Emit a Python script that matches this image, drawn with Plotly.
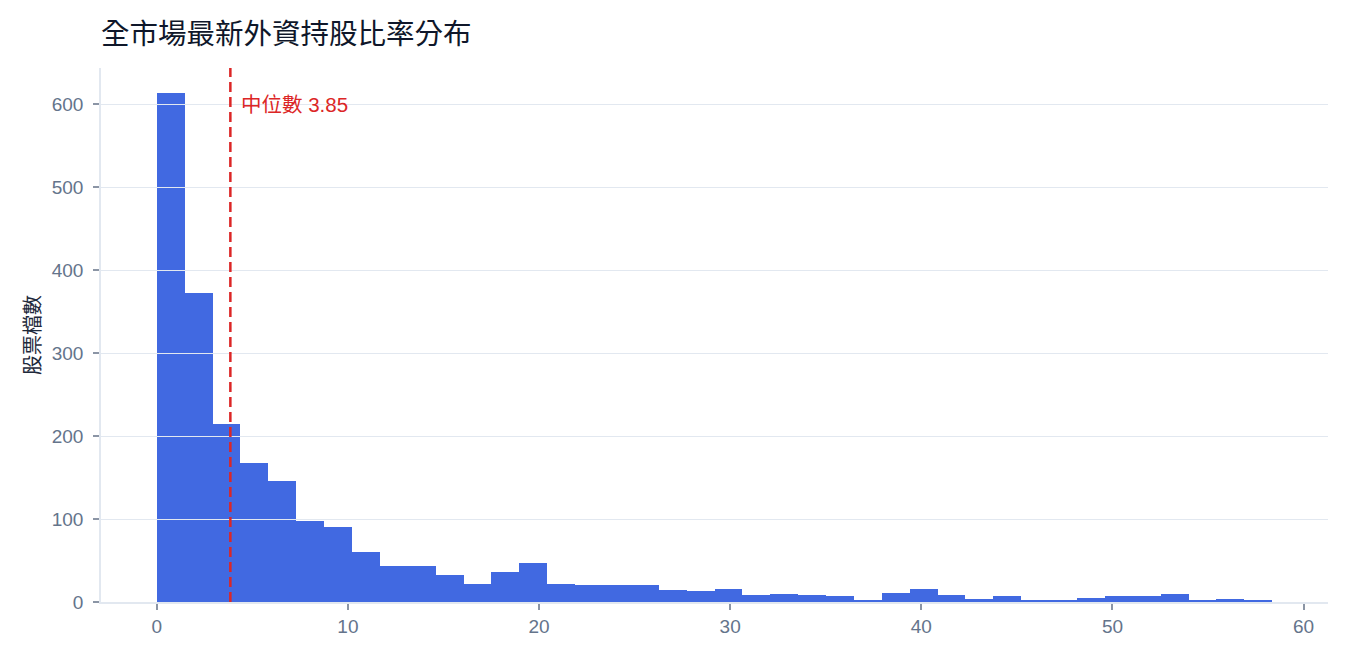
import plotly.graph_objects as go

# Histogram of latest foreign ownership ratio (%) across the market
# ---------------------------------------------------------
bin_start = 0.0
bin_size = 1.459
counts = [
    613, 373, 214, 167, 146, 98, 90, 60, 44, 44,
    32, 22, 36, 47, 22, 21, 20, 20, 14, 13,
    16, 9, 10, 9, 7, 2, 11, 16, 9, 4,
    7, 3, 3, 5, 7, 7, 10, 3, 4, 3,
]
median_value = 3.85

title_text = "全市場最新外資持股比率分布"
y_title = "股票檔數"
median_label = f"中位數 {median_value:.2f}"

bin_centers = [bin_start + bin_size * (i + 0.5) for i in range(len(counts))]
bin_end = bin_start + bin_size * len(counts)
pad = 0.05 * (bin_end - bin_start)   # same 5% padding as plotly's autorange
x_range = [bin_start - pad, bin_end + pad]
y_range = [0, max(counts) * 1.05]

FONT = "Liberation Sans, Noto Sans CJK TC, sans-serif"
GRID = "#e2e8f0"
TICK_TXT = "#64748b"
W, H = 1342, 652   # page body has an 8px margin

fig = go.Figure()

fig.add_trace(go.Bar(
    x=bin_centers, y=counts, width=bin_size,
    marker=dict(color="#4169E1", line=dict(width=0)),
    showlegend=False, hoverinfo="x+y",
))

# empty trace on a twin subplot so its gridlines sit above the bars
fig.add_trace(go.Scatter(x=[], y=[], xaxis="x2", yaxis="y2", showlegend=False))

fig.add_vline(x=median_value, line=dict(color="#dc2626", width=2.5, dash="10px,5px"))
fig.add_annotation(
    x=median_value, y=600, xref="x", yref="y", text=median_label,
    showarrow=False, xanchor="left", yanchor="middle", xshift=9,
    font=dict(color="#dc2626", size=20.5, family=FONT),
)

fig.update_layout(
    width=W, height=H,
    margin=dict(l=93, r=22, t=60, b=58),
    paper_bgcolor="white",
    plot_bgcolor="rgba(0,0,0,0)",
    bargap=0,
    font=dict(family=FONT, size=19, color=TICK_TXT),
    title=dict(
        text=title_text, xref="paper", x=0, xanchor="left",
        yref="container", y=1 - 26 / H, yanchor="middle",
        font=dict(size=28.5, color="#0f172a", family=FONT),
    ),
    xaxis=dict(
        range=x_range,
        showgrid=False, zeroline=False,
        showline=True, linecolor=GRID, linewidth=1.5,
        ticks="outside", ticklen=6, tickwidth=1.5, tickcolor="#8b95a5",
        tickfont=dict(size=19, color=TICK_TXT),
        dtick=10,
    ),
    yaxis=dict(
        range=y_range,
        showgrid=False, zeroline=False,
        showline=True, linecolor=GRID, linewidth=1.5,
        ticks="outside", ticklen=6, tickwidth=1.5, tickcolor="#8b95a5",
        tickfont=dict(size=19, color=TICK_TXT), ticklabelstandoff=6,
        dtick=100,
        title=dict(text=y_title, font=dict(size=20, color="#1e293b"), standoff=6),
    ),
    xaxis2=dict(range=x_range, anchor="y2", visible=False),
    yaxis2=dict(
        range=y_range, anchor="x2", dtick=100,
        showgrid=True, gridcolor=GRID, gridwidth=1,
        zeroline=False, showline=False, showticklabels=False, ticks="",
    ),
)

fig.write_html("out.html")
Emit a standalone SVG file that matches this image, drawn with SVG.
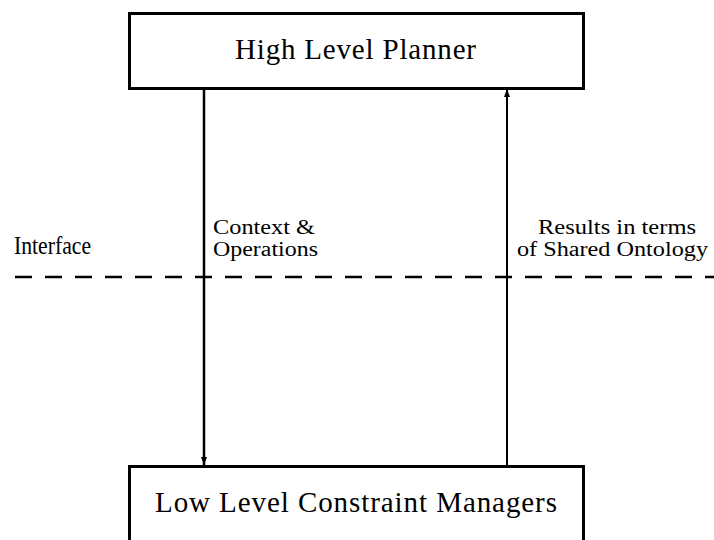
<svg xmlns="http://www.w3.org/2000/svg" width="714" height="540" viewBox="0 0 714 540">
<defs>
<style>
.box{fill:#fff;stroke:#000;stroke-width:3}
.t{font-family:"Liberation Serif",serif;fill:#000}
.big{font-size:29px}
.sm{font-size:20px}
</style>
<marker id="ah" markerWidth="8" markerHeight="10" refX="8" refY="3" orient="auto" markerUnits="userSpaceOnUse" viewBox="0 0 8 6">
<path d="M0,0 L8,3 L0,6 Z" fill="#000"/>
</marker>
</defs>
<rect width="714" height="540" fill="#fff"/>
<g id="connectors">
<line x1="15" y1="277" x2="714" y2="277" stroke="#000" stroke-width="2.5" stroke-dasharray="17 13"/>
<line x1="204" y1="89" x2="204" y2="465" stroke="#000" stroke-width="2.5" marker-end="url(#ah)"/>
<line x1="507" y1="466" x2="507" y2="89" stroke="#000" stroke-width="2" marker-end="url(#ah)"/>
</g>
<g id="high">
<rect class="box" x="129.5" y="13.5" width="454" height="75"/>
<text class="t big" x="235" y="59" textLength="241" lengthAdjust="spacing">High Level Planner</text>
</g>
<g id="low">
<rect class="box" x="129.5" y="466.5" width="454" height="80"/>
<text class="t big" x="155" y="512" textLength="402" lengthAdjust="spacing">Low Level Constraint Managers</text>
</g>
<g id="interface">
<text class="t" font-size="26" x="14" y="254" textLength="77" lengthAdjust="spacingAndGlyphs">Interface</text>
</g>
<g id="labels">
<text class="t sm" x="213" y="234" textLength="102" lengthAdjust="spacingAndGlyphs">Context &amp;</text>
<text class="t sm" x="213" y="256" textLength="105" lengthAdjust="spacingAndGlyphs">Operations</text>
<text class="t sm" x="538" y="234" textLength="158" lengthAdjust="spacingAndGlyphs">Results in terms</text>
<text class="t sm" x="517" y="256" textLength="191" lengthAdjust="spacingAndGlyphs">of Shared Ontology</text>
</g>
</svg>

* [Goal of the exercise]:
Print the complete listing exactly as it stands, without its pictures.

* [Reply to the exercise]:
Emit a Python script that matches this image, drawn with Plotly.
import plotly.graph_objects as go

# Histogram of latest foreign ownership ratio (%) across the market
# ---------------------------------------------------------
bin_start = 0.0
bin_size = 1.459
counts = [
    613, 373, 214, 167, 146, 98, 90, 60, 44, 44,
    32, 22, 36, 47, 22, 21, 20, 20, 14, 13,
    16, 9, 10, 9, 7, 2, 11, 16, 9, 4,
    7, 3, 3, 5, 7, 7, 10, 3, 4, 3,
]
median_value = 3.85

title_text = "全市場最新外資持股比率分布"
y_title = "股票檔數"
median_label = f"中位數 {median_value:.2f}"

bin_centers = [bin_start + bin_size * (i + 0.5) for i in range(len(counts))]
bin_end = bin_start + bin_size * len(counts)
pad = 0.05 * (bin_end - bin_start)   # same 5% padding as plotly's autorange
x_range = [bin_start - pad, bin_end + pad]
y_range = [0, max(counts) * 1.05]

FONT = "Liberation Sans, Noto Sans CJK TC, sans-serif"
GRID = "#e2e8f0"
TICK_TXT = "#64748b"
W, H = 1342, 652   # page body has an 8px margin

fig = go.Figure()

fig.add_trace(go.Bar(
    x=bin_centers, y=counts, width=bin_size,
    marker=dict(color="#4169E1", line=dict(width=0)),
    showlegend=False, hoverinfo="x+y",
))

# empty trace on a twin subplot so its gridlines sit above the bars
fig.add_trace(go.Scatter(x=[], y=[], xaxis="x2", yaxis="y2", showlegend=False))

fig.add_vline(x=median_value, line=dict(color="#dc2626", width=2.5, dash="10px,5px"))
fig.add_annotation(
    x=median_value, y=600, xref="x", yref="y", text=median_label,
    showarrow=False, xanchor="left", yanchor="middle", xshift=9,
    font=dict(color="#dc2626", size=20.5, family=FONT),
)

fig.update_layout(
    width=W, height=H,
    margin=dict(l=93, r=22, t=60, b=58),
    paper_bgcolor="white",
    plot_bgcolor="rgba(0,0,0,0)",
    bargap=0,
    font=dict(family=FONT, size=19, color=TICK_TXT),
    title=dict(
        text=title_text, xref="paper", x=0, xanchor="left",
        yref="container", y=1 - 26 / H, yanchor="middle",
        font=dict(size=28.5, color="#0f172a", family=FONT),
    ),
    xaxis=dict(
        range=x_range,
        showgrid=False, zeroline=False,
        showline=True, linecolor=GRID, linewidth=1.5,
        ticks="outside", ticklen=6, tickwidth=1.5, tickcolor="#8b95a5",
        tickfont=dict(size=19, color=TICK_TXT),
        dtick=10,
    ),
    yaxis=dict(
        range=y_range,
        showgrid=False, zeroline=False,
        showline=True, linecolor=GRID, linewidth=1.5,
        ticks="outside", ticklen=6, tickwidth=1.5, tickcolor="#8b95a5",
        tickfont=dict(size=19, color=TICK_TXT), ticklabelstandoff=6,
        dtick=100,
        title=dict(text=y_title, font=dict(size=20, color="#1e293b"), standoff=6),
    ),
    xaxis2=dict(range=x_range, anchor="y2", visible=False),
    yaxis2=dict(
        range=y_range, anchor="x2", dtick=100,
        showgrid=True, gridcolor=GRID, gridwidth=1,
        zeroline=False, showline=False, showticklabels=False, ticks="",
    ),
)

fig.write_html("out.html")
Emit a standalone SVG file that matches this image, drawn with SVG.
<svg xmlns="http://www.w3.org/2000/svg" width="714" height="540" viewBox="0 0 714 540">
<defs>
<style>
.box{fill:#fff;stroke:#000;stroke-width:3}
.t{font-family:"Liberation Serif",serif;fill:#000}
.big{font-size:29px}
.sm{font-size:20px}
</style>
<marker id="ah" markerWidth="8" markerHeight="10" refX="8" refY="3" orient="auto" markerUnits="userSpaceOnUse" viewBox="0 0 8 6">
<path d="M0,0 L8,3 L0,6 Z" fill="#000"/>
</marker>
</defs>
<rect width="714" height="540" fill="#fff"/>
<g id="connectors">
<line x1="15" y1="277" x2="714" y2="277" stroke="#000" stroke-width="2.5" stroke-dasharray="17 13"/>
<line x1="204" y1="89" x2="204" y2="465" stroke="#000" stroke-width="2.5" marker-end="url(#ah)"/>
<line x1="507" y1="466" x2="507" y2="89" stroke="#000" stroke-width="2" marker-end="url(#ah)"/>
</g>
<g id="high">
<rect class="box" x="129.5" y="13.5" width="454" height="75"/>
<text class="t big" x="235" y="59" textLength="241" lengthAdjust="spacing">High Level Planner</text>
</g>
<g id="low">
<rect class="box" x="129.5" y="466.5" width="454" height="80"/>
<text class="t big" x="155" y="512" textLength="402" lengthAdjust="spacing">Low Level Constraint Managers</text>
</g>
<g id="interface">
<text class="t" font-size="26" x="14" y="254" textLength="77" lengthAdjust="spacingAndGlyphs">Interface</text>
</g>
<g id="labels">
<text class="t sm" x="213" y="234" textLength="102" lengthAdjust="spacingAndGlyphs">Context &amp;</text>
<text class="t sm" x="213" y="256" textLength="105" lengthAdjust="spacingAndGlyphs">Operations</text>
<text class="t sm" x="538" y="234" textLength="158" lengthAdjust="spacingAndGlyphs">Results in terms</text>
<text class="t sm" x="517" y="256" textLength="191" lengthAdjust="spacingAndGlyphs">of Shared Ontology</text>
</g>
</svg>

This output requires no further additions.